Exploring Operating Systems

Day 58: Advanced Load Balancing in Operating Systems

1. Introduction

Advanced load balancing is a crucial component in modern operating systems and distributed systems that ensures optimal resource utilization and system performance. This brief article explores sophisticated load balancing techniques and scheduling strategies. Load balancing is essential for systems that handle a large number of tasks or requests, such as web servers, cloud computing platforms, and distributed databases.

The primary goal of load balancing is to distribute workloads across multiple processing units or systems to achieve optimal resource utilization, minimize response time, and prevent any single resource from becoming a bottleneck. By implementing advanced load balancing techniques, operating systems can ensure that tasks are executed efficiently, even under heavy load conditions.

2. Load Balancing Fundamentals

Core concepts that form the foundation of advanced load balancing:

• Load Metrics: These are quantifiable measurements used to determine system load. Includes CPU usage, memory utilization, I/O operations, network bandwidth, and process queue length. Each metric provides different insights into system performance. For example, high CPU usage might indicate that a server is under heavy computational load, while high memory utilization might suggest that the server is handling large datasets.
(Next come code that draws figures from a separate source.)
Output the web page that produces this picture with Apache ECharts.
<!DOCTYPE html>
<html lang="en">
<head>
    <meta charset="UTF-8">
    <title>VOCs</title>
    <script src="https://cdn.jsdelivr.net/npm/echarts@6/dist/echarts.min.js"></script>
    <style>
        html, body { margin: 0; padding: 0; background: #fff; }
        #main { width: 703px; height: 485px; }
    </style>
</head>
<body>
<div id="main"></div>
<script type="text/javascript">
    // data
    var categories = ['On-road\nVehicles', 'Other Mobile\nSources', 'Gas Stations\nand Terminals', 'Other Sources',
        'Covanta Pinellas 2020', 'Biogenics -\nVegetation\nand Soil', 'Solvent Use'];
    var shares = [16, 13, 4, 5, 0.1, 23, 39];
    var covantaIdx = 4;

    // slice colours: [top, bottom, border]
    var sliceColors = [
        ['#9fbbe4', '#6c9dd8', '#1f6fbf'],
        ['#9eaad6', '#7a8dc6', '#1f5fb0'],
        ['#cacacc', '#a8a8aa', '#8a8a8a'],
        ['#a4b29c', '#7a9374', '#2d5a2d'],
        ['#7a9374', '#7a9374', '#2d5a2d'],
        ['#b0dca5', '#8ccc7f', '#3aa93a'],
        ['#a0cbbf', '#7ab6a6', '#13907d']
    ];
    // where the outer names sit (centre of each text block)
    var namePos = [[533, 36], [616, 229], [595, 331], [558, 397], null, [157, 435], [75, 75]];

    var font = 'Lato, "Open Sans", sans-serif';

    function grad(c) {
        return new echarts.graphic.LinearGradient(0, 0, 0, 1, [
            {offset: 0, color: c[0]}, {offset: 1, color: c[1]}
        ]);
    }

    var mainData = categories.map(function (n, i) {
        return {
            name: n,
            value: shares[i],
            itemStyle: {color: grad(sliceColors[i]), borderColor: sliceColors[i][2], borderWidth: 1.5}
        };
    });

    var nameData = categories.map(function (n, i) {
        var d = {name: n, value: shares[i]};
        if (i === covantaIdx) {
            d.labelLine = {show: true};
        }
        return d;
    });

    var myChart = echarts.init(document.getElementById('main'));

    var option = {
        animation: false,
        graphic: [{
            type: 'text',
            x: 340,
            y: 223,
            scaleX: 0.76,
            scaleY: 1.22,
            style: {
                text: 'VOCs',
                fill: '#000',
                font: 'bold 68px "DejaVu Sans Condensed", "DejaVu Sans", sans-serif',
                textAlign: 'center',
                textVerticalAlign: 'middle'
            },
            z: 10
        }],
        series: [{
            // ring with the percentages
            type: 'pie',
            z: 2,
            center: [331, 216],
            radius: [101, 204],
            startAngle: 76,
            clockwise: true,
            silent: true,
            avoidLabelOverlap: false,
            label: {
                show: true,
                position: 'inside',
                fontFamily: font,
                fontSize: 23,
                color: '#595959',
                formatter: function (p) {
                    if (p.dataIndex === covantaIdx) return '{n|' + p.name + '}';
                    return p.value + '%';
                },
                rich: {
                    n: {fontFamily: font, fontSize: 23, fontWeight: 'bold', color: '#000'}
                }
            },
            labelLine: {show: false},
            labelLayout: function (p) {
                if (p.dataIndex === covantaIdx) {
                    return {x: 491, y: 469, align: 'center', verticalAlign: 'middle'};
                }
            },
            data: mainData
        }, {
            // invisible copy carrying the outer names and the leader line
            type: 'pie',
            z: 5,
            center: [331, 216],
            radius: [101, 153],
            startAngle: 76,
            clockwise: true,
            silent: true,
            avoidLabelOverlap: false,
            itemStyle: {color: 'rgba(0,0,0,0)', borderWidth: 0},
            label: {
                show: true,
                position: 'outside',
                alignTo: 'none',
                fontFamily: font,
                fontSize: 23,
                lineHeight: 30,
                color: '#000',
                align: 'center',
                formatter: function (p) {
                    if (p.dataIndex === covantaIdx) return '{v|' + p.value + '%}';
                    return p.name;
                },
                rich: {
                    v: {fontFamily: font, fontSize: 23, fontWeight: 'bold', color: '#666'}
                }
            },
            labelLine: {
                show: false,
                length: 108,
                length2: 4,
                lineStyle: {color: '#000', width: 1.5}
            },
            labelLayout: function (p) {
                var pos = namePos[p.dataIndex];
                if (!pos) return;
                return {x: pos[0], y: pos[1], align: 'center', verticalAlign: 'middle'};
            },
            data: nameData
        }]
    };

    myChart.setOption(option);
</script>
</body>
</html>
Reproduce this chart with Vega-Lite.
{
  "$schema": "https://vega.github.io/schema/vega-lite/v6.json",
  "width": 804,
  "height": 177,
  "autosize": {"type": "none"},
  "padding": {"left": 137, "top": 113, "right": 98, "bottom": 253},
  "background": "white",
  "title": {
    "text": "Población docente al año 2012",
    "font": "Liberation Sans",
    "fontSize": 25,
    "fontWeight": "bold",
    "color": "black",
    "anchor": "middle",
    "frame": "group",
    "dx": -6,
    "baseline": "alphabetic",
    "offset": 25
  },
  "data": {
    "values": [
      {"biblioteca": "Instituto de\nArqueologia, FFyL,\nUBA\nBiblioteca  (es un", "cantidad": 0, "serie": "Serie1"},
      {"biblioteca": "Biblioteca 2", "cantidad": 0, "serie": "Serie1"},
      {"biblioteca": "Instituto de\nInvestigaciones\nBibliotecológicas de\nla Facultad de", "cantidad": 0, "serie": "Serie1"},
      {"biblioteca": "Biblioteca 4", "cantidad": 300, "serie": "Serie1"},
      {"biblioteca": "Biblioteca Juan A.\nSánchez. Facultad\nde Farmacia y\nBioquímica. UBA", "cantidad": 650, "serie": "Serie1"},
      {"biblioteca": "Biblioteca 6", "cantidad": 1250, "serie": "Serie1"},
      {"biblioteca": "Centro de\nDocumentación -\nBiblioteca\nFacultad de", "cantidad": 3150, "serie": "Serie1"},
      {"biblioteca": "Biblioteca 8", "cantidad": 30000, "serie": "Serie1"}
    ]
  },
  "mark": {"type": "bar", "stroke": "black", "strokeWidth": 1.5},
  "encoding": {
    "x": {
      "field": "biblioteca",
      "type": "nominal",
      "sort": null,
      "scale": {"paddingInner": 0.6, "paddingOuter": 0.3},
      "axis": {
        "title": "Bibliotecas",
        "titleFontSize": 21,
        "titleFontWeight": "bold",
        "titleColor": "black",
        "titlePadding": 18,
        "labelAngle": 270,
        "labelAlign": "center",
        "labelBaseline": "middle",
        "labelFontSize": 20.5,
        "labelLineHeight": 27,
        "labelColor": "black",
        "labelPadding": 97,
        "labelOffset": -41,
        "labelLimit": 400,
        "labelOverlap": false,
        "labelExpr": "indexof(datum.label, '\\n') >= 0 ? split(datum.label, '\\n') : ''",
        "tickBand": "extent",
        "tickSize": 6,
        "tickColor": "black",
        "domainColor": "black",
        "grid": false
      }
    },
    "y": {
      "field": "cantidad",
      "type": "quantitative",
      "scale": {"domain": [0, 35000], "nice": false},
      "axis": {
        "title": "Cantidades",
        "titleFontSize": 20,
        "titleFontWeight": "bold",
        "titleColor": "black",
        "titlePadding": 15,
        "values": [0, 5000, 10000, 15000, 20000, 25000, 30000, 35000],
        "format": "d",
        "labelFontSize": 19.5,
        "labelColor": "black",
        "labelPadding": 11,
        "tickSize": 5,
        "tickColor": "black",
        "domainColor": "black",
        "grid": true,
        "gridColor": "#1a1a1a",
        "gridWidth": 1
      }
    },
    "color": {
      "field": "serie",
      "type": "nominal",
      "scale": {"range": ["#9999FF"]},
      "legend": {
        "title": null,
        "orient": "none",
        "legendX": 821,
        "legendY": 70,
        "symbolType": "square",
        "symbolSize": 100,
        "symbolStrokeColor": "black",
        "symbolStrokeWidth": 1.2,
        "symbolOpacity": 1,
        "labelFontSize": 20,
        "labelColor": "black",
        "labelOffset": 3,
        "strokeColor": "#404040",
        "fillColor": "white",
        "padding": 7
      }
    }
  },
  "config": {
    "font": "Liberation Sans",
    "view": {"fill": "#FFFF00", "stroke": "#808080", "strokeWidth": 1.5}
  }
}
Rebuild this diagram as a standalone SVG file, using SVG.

• Resource Allocation: The process of assigning available system resources to tasks based on their requirements and priorities. This involves both static allocation at process creation and dynamic reallocation during execution. Effective resource allocation ensures that tasks receive the necessary resources to complete their work without causing resource contention.

• Load Distribution: The mechanism of spreading workload across multiple processing units or systems to achieve optimal resource utilization and minimize response time. Load distribution can be achieved through various techniques, such as round-robin scheduling, least-connections, and weighted distribution.

Understanding these core concepts is essential for designing and implementing effective load balancing strategies. By monitoring load metrics and dynamically allocating resources, operating systems can ensure that tasks are executed efficiently and that system resources are utilized optimally.

3. Advanced Scheduling Strategies

3.1 Dynamic Priority Scheduling

Dynamic priority scheduling involves adjusting the priority of tasks based on their behavior and system conditions. This allows the scheduler to prioritize tasks that are more critical or have been waiting longer, ensuring that they are executed promptly.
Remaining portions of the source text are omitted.